3. Sur le plan de la rationalité, chez Kautilya par exemple (bien connu depuis que Gérard Chaliand a eu la bonne idée de le présenter en le rapprochant de Machiavel), auteur de l’Arthashastra (« traité des gains») rédigé vers 300 avant notre ère, l’enquête critique (anviksiki), dont le samkhya, le yoga et le lokayata sont les références principales, rejette explicitement l’usage exclusivement religieux de la tradition védique. La méthode critique est vue comme discipline autonome, même s’il va de soi que, comme chez les Grecs, celle-ci pouvait être utilisée à telle ou telle fin pratique de nature sociale, matérielle ou technique.

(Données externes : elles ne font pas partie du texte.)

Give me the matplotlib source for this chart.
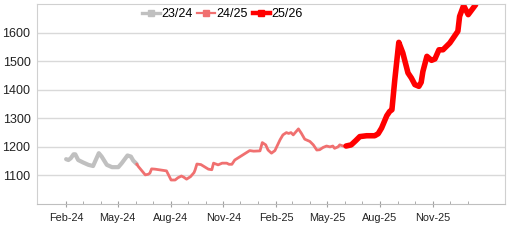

Mais à la différence de l’invite de Platon aux esprits géomètres, c’est le langage qui, chez les Indiens, serait à mettre en exergue l’enquête philosophique, comme le remarque Michel Angot dans un ouvrage fondamental (Le nyāya-sūtra de Gautama Aksapāda. Le nyāya-bhāsya d’Aksapāda Paksilasvāmin. L’art de conduire la pensée en Inde ancienne, Paris, Les Belles Lettres, 2009).
4. Last but not least, certains courants brahmaniques originaires du Cachemire et associés aux tantras (autre cliché occidental réduit aux fantasmes sexuels) peuvent aussi être qualifiés de matérialistes ou pragmatistes, mais aussi spiritualistes. Plus essentiel, la filière cachemirienne était transmise avant tout non par des yogis mais par des femmes, les yoguinis, selon une méthode radicale parfois qualifiée de folle, iconoclaste, mystique et ludique tout à la fois, mais dont la raison est l’intégration psychosomatique des facultés du « moi » (ici considéré comme fondamental, par opposition aux courants mystiques visant à l’effacement du moi). Elle se fonde aussi sur une forme de liberté qui fait que Daniel Odier parle de « non-voie » (anupaya), par rapport à la voie (upaya, ou discipline) qui fait penser au tao/dao chinois (appelé « technique » par Jean-François BIlleter).
Je proposerais de joindre aux références quelques noms bien connus, comme Roger-Pol Droit, Pierre Angot, Marc Ballanfat et bien d’autres, qui ont produit des ouvrages érudits et pertinents traitent du sujet en connaissance de cause, dans l’esprit philosophique planétaire qui doit être celui de notre époque. J’ai aussi aimé, de Jonardon Ganeri, Philosophy in Classical India, Routledge, Londres, 2001, notamment le chap. I «The motive and method of rationality».